Stock certificates (or shares) are partial ownership of a publicly traded company. As a shareholder, you are entitled to, at a minimum, dividend payments as released by the officers of the company when made available. This dividend is a share of the profits of the company.
Shares are bought and sold, like any other good, within marketplace exchanges. The price of the share is the current market place valuation of the company, and it is usually expressed in dollars and cents. The price of a stock can go up or down based on both market trends (traders will sell stocks when they need cash to cover other positions or to buy other stocks) and on news from the company. Companies that continually report negative quarters (ones where they lose money) have their stock prices go down. Companies that produce innovative products can have their prices rise, somewhat spectacularly.
Stock Trading Strategies
The most basic strategy for trading stocks is Buffett strategy, named after Warren Buffett. In this strategy, you study the underlying business principles under a company in order to invest accordingly. These underlying principles include who the business's customers are, what their customers need, whether there is any significant competition for them in meeting the customers' needs, and overall balance sheets for assets, asset depreciation, and debts owned by the company. This takes enormous amounts of patience and tends to focus on finding businesses that are fundamentally sound yet poorly managed, buying shares of the company, and then waiting for the expected company turnaround. This form is called "Buy & Hold:" you buy the stock and hold on to it while helping the business achieve a turnaround.
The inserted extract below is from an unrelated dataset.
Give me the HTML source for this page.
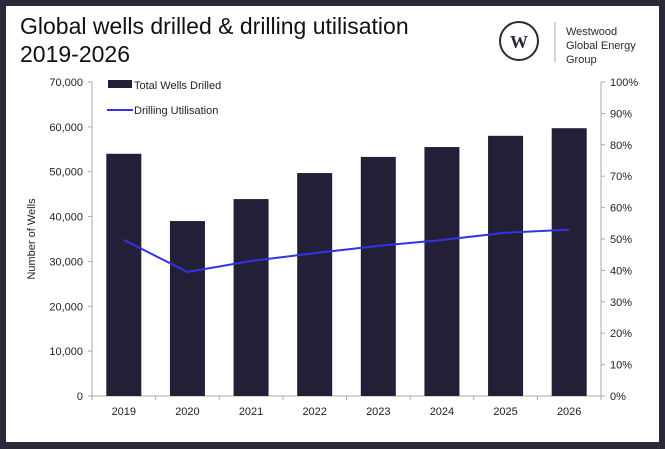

There are other strategies for buying and investing stocks beyond the "Buy & Hold" strategy. Day traders look at stocks as patterns of prices over a given period of time, then they try to buy stocks right after they've had a minor fluctuation in price and sell them when the price has gone up. When using a short-sell strategy, they borrow a stock for a given amount of money and return it back to the lender at the expected lower price and pocket the difference. Day trading and short-selling isn't necessarily easier for an investor to handle; it requires a different perspective on the market as a whole, rather than focusing deep on a given stock.
There are a continuum of strategies between "Buy & Hold" and "Day Trading," and most stock investors use a mixture of the two. In fact, the vast majority of stocks traded on the stock exchange aren't handled by individual investors, they're handled by retirement funds and mutual funds, which have money managers to pool numerous stocks into a given portfolio for buying and selling decisions.
Advantages & Risks
The primary advantage of stock trading is that stocks are largely self-indexing to inflation, as opposed to bonds or a savings account, where inflation percentages should be subtracted from the estimated rate of return. Stocks, over the course of a 30-year investment pattern, have a very good track record, around 6-8% compounded annually, versus about 1-3% for bonds and worse than that for a savings accounts.
The risks are that stocks are volatile; you only need to look back to the period between 2008 and 2009 to see the stock market losing half of its value in a 9 month span, and it's taken nearly six years for that value to return.